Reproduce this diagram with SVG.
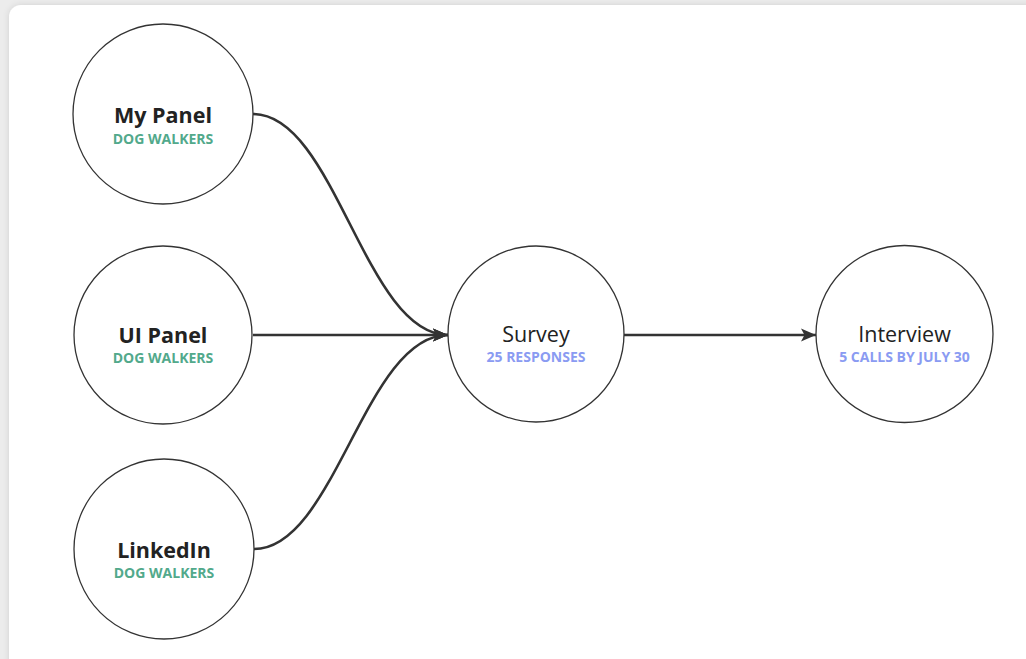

--

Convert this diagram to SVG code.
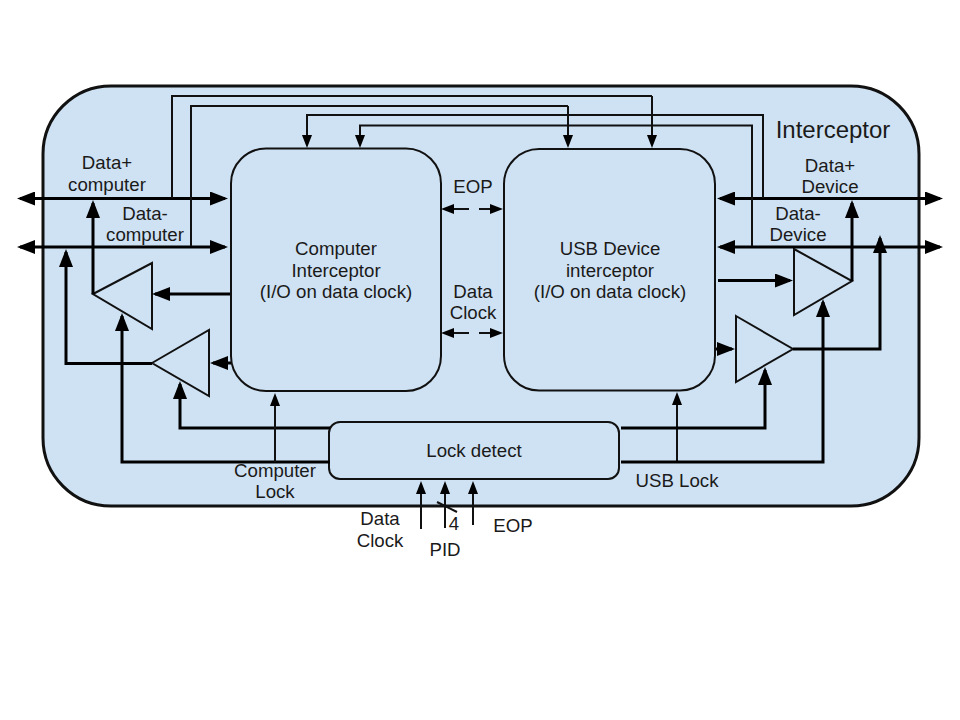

...

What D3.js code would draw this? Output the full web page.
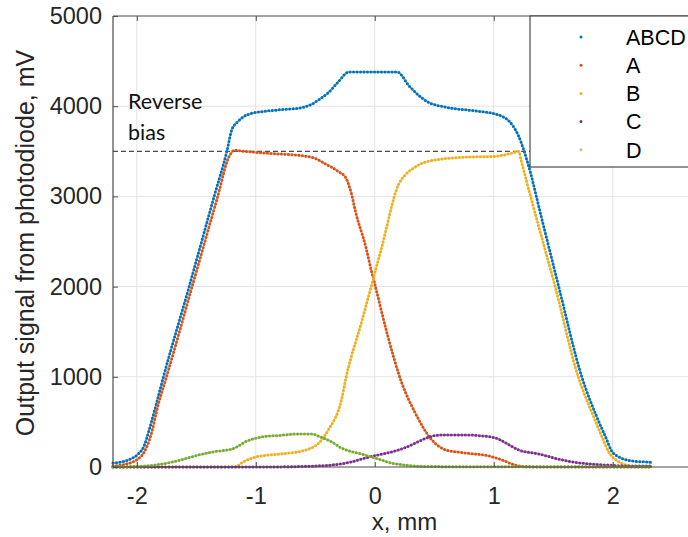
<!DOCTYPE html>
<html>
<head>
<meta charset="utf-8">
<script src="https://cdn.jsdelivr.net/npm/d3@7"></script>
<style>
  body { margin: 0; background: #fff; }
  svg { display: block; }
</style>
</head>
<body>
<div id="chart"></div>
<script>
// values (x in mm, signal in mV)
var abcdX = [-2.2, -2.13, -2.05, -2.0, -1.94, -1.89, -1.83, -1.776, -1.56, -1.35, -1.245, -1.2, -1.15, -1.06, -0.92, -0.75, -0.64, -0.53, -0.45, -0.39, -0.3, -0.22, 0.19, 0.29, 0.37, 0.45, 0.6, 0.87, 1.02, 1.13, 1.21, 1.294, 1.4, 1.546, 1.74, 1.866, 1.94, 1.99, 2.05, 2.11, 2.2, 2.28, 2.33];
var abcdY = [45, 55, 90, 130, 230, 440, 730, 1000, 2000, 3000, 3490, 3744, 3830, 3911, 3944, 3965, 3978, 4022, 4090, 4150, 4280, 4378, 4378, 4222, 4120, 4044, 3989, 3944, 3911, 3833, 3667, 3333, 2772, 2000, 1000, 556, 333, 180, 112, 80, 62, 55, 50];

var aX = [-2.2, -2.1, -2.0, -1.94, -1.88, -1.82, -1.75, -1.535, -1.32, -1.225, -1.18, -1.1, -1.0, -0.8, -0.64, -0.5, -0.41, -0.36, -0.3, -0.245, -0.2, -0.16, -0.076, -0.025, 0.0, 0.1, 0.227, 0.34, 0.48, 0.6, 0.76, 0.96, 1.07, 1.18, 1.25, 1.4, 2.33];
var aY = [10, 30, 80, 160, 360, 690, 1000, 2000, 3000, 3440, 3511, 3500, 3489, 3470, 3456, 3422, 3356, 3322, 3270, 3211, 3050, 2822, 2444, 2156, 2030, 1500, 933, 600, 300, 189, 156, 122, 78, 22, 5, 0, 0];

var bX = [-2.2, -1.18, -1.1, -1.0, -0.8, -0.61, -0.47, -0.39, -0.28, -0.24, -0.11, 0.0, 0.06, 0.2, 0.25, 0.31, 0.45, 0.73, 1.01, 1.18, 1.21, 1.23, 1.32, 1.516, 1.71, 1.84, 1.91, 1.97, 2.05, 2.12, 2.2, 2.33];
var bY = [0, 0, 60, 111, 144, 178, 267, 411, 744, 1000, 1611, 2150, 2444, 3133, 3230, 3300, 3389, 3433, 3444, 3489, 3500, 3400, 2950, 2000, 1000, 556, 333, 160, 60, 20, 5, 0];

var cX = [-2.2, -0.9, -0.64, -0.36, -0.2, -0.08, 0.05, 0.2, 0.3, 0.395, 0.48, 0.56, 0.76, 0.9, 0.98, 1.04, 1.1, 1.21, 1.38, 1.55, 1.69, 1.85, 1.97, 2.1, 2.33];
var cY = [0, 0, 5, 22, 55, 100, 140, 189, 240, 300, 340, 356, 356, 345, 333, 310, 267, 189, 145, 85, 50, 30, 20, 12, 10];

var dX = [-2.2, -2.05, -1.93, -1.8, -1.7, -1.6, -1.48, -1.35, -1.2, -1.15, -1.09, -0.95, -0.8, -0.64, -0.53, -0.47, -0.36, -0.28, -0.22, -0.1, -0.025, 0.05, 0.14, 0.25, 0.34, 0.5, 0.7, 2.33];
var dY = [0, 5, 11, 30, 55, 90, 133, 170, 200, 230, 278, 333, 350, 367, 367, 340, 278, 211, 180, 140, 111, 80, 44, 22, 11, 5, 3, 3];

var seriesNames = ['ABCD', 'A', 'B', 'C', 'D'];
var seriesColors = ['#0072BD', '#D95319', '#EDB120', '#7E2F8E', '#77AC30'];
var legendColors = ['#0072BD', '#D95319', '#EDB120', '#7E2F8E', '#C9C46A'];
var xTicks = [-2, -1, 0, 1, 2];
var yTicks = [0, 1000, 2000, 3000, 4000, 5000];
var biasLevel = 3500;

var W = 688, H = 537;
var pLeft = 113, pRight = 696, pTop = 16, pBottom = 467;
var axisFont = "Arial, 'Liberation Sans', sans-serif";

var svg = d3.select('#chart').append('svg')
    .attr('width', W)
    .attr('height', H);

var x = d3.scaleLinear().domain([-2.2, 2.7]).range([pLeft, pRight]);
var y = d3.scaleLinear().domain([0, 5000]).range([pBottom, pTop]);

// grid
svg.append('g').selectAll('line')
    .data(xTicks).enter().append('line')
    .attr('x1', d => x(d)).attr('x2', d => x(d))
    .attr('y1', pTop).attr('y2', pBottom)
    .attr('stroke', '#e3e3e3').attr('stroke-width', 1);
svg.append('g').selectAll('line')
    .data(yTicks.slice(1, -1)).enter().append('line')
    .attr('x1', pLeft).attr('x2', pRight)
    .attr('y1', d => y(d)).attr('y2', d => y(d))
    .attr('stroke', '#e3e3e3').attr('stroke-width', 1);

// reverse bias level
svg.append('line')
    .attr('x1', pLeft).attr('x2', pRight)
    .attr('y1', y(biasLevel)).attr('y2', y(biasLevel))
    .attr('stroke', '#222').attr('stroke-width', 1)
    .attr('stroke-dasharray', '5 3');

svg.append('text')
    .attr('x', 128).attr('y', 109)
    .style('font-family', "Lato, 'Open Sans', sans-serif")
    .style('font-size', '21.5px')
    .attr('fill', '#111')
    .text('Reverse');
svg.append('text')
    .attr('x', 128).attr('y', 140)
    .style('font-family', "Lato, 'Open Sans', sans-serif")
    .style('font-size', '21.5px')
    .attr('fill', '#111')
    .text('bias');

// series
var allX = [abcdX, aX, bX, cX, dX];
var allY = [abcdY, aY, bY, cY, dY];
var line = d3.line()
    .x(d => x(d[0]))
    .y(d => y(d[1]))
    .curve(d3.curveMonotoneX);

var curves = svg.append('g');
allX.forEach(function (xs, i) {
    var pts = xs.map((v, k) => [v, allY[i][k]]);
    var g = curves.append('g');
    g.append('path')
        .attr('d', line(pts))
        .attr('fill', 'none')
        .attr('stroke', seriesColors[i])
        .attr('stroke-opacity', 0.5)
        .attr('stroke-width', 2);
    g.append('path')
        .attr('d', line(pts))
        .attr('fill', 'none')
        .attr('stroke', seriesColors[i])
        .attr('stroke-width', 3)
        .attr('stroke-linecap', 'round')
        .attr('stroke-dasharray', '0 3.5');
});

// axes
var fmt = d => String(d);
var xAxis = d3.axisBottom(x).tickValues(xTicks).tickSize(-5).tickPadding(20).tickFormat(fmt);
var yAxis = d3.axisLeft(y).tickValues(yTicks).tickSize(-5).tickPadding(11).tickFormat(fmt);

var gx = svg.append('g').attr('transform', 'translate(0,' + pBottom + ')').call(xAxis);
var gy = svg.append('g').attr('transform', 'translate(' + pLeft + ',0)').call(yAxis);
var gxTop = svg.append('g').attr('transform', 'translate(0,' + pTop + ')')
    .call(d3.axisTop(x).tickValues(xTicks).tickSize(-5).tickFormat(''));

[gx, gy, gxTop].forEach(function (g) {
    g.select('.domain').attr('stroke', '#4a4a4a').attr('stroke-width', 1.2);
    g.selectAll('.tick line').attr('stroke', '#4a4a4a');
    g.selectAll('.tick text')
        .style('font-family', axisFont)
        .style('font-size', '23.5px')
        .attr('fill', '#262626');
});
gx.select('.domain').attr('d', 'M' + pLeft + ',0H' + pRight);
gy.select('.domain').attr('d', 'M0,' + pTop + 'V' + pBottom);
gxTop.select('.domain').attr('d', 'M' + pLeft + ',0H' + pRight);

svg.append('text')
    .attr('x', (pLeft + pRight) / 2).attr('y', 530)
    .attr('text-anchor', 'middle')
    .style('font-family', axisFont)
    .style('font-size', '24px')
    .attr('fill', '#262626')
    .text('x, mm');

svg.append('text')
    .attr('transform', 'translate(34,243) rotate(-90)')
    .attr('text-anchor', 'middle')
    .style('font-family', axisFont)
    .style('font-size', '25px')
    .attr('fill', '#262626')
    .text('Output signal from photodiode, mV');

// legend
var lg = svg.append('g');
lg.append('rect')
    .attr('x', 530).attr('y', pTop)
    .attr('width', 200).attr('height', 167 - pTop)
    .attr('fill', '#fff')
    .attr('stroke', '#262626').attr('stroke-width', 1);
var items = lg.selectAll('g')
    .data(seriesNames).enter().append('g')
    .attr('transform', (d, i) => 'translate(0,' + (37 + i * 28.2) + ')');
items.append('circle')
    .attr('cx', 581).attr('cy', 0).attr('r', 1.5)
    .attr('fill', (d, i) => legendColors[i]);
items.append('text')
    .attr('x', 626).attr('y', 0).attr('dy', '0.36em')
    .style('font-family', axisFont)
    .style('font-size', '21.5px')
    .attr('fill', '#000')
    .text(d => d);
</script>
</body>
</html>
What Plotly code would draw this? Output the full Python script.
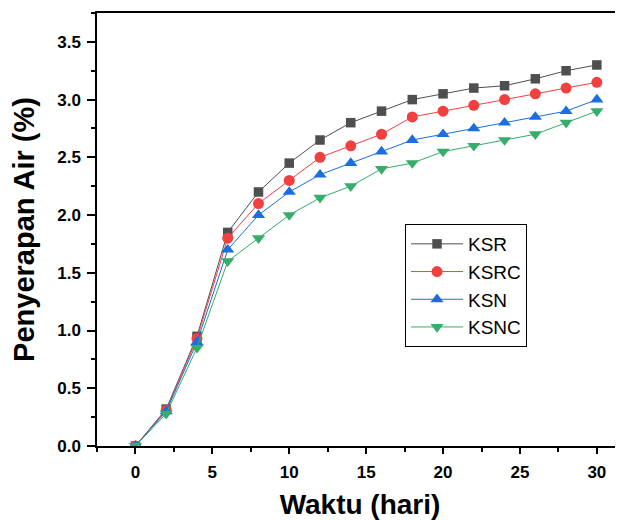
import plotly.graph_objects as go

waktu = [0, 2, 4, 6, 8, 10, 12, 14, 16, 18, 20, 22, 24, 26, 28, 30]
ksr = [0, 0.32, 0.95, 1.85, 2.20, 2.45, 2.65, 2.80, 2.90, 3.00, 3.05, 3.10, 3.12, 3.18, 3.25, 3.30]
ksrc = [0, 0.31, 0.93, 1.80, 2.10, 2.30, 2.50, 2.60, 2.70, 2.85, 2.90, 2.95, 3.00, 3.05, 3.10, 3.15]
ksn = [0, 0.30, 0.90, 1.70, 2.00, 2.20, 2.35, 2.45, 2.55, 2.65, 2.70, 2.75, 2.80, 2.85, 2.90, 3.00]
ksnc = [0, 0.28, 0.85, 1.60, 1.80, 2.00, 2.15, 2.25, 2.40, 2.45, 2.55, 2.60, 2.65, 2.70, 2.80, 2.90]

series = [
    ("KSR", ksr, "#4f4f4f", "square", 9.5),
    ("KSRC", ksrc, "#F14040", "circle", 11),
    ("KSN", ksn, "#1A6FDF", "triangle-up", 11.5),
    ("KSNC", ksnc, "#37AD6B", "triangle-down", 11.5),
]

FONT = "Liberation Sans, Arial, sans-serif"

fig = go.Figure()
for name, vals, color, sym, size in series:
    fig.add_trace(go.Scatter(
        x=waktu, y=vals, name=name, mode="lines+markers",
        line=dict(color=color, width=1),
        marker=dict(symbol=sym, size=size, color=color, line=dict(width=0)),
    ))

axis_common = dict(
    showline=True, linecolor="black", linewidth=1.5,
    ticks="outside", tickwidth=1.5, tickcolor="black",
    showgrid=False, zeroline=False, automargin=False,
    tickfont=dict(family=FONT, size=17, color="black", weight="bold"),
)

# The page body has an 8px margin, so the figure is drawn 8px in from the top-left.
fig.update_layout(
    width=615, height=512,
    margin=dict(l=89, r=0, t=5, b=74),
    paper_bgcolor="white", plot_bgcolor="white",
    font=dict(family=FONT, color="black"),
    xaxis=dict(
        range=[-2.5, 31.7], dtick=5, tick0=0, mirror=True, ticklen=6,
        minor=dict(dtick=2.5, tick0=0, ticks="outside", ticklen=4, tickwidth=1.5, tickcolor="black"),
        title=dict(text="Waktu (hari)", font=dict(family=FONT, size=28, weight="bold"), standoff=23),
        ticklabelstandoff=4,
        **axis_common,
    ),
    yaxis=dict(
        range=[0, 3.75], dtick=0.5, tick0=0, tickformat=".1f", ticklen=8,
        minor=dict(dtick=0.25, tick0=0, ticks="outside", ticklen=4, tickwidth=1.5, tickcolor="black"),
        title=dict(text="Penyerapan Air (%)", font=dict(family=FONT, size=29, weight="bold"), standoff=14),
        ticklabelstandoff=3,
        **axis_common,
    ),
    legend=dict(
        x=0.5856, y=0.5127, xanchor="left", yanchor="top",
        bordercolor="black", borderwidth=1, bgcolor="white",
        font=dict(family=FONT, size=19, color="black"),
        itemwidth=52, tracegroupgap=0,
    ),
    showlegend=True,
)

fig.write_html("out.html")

• [Exercise aim]
From the data above, gather every line that includes the word "diagram".

• [Final result]
Reproduce this diagram with SVG.
Convert this diagram to SVG code.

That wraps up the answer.